After completing my 75Hard challenge right before we left, I had mostly fallen off the routines during Spring Break. I was ready to get back. 

What I really wanted to do was call my mom and go for a walk as I had done for the 75 days leading up to Spring Break. So I did. I remembered during the challenge, going for a walk outside really was a cure for almost anything in those 75 days.


I typically talk to my Mom daily and I hadn’t connected with her outside of group chat Wordle reports for most of our vacation.

Moving my body and spending time outside gave me the initiative to hit the gym next.

Not for a work out, but for alone time. Time in the hot tub, steam room, and sauna. While I was there I decided to take a cold dip in the pool. This led me to a few laps of swimming. I am not a swimmer, yet there I was doing the backfloat with glee. Hearing my own breath underwater, gave me a smile as I watched the ceiling go bye. Swimming up and down the lanes, going back and forth, back and forth. Not quickly. Not in a race. The opposite. Trying to go slow. Trying not to make a splash. Using swimming as meditation. My cousins are literally record breaking swimmers at top universities in the country, but I have never liked it until this moment. A feeling of peace came over me in the water. I was pleased with myself for trying something new.

Sobriety and 75Hard taught me to do this. 


After a shower and setting myself up for a great Monday morning, I came home and unpacked. I was filled with energy and joy to put my belongings away including new shopping purchases that looked so cute in my closet. My husband went to the grocery store. The kids and I updated our family calendar with upcoming activities and events. We were getting excited about our upcoming month. 


It was good to be home. We all agreed. 


Then I settled in and watched a movie (the award winning Coda) on the couch with my oldest. I had popcorn and Swedish fish for dinner (what a treat!). 


With the candles lit and my happy inner peace glowing, content after swimming the  squirmies out.

I felt there was nowhere better in the world to be than exactly where I was.

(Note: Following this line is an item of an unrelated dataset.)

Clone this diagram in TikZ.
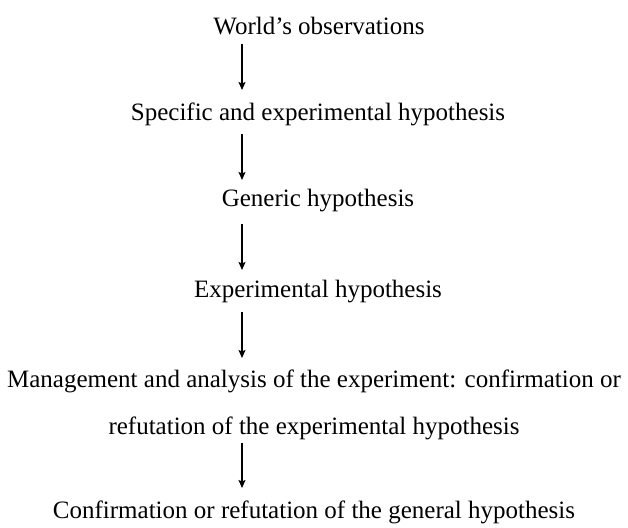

I loved my Spring Break vacation. I loved walking and talking with my mom. I love my spa and swim time at the gym. I loved my movie time with my oldest girl. I loved feeling organized and prepared with happy anticipation about the days and weeks ahead.  I woke up early with a slow start to Monday. I got excited about my To Do list and all the exciting things I have coming up, including my professional growth. I love seeing what’s ahead for me. 


Looking back I can see, I loved vacation and couldn’t imagine being so happy at home. Once I got home I loved that too. Once I got back to work I loved that too. Not every moment or task in my life is awesome, but for the most part I love being present with the moment that I am in, wherever that is.

This is a huge difference from my drinking life.


In my drinking life I always wanted to be somewhere else than where I was. I wasn’t comfortable in social situations, but I liked them because they allowed me more alcohol. I wasn’t happy being alone because I couldn’t sit with myself. I didn’t like the life I had created because I was mostly a martyr. I didn’t have self care or boundaries in place. I wasn’t happy at my job for a long time. I was full of resentment, which I have learned really means wishing I was another way, than the way I am.


It’s much easier now because returning to work means reporting to myself. I gave myself a day alone on vacation, so I got a real break from everything. I block my calendar from meetings on Mondays. I use Mondays as my creative days for writing. It also gives me a chance to catch up on administrative tasks. This makes me feel organized for the week as well. This is a great way to calm my own storm, and make sense of my own thoughts and potential overwhelm, before meeting with clients for the week. I look forward to Mondays which start with ease and end with productivity. 


I have set my life up in a way that works for me.

Discipline helps.

I won’t be doing 75Hard all the time but I will stick close to many of the routines that I created. I know the power of doing things that set you up for success, even when you don’t feel like it. I know good habits lead to physically and mentally feeling good, so I keep them most of the time. I know that time outdoors is a necessary part of my wellbeing. I know that moving my body heals things I don't have words for.


In my first weekend at home, I was able to catch up. I got a car wash and took off my vacation nail polish. I started meal prepping with enthusiasm. The laundry is done. The appointments are made, the volunteer sign ups complete.

This feels so good to me. 


I also created my perfect day at home. I made a Mexican brunch, took a long hike in the arboretum, enjoyed a long spa bath, a healthy dinner, and Bridgerton Season 2. 

As a drinker, I honestly thought I was being nice to myself by drinking.

I called it “Me Time”, “A Break”, “Mom’s Night Out”, or something like that. I thought sitting down, pouring a drink and letting myself off the hook for responsibilities was taking care of myself. I thought running from responsibilities was the break I needed. I honestly thought asking everyone to leave me alone and then drinking wine was self care. I thought laying in bed hungover was somehow deserved. I felt like I earned this self sabotage.

I told myself this was me taking care of myself, and now I know it wasn’t.    


As a drinker, I was reckless, edgy, and terrified while drinking. What was I going to turn into? I was miserable and full of shame when hungover. Hiding from myself and everyone else too. I was twitchy and anxious in between drinking and hangovers because I needed a drink and was usually preoccupied with getting it.

I was never in the present moment and I was never at peace. 


As a sober person, I love being on vacation and I love being home. I love being productive and I love to relax. Sobriety and my own discipline has given me more of what I love, not less. It's a real myth that alcohol brings you relaxation and fun. If you drink like me, it was none of that. It was zooming adrenaline getting a high, and crippling depression coming off. Sobriety has given me the peace and clarity to enjoy so much more with none of the negative consequences.

Simply put, being sober makes me happier.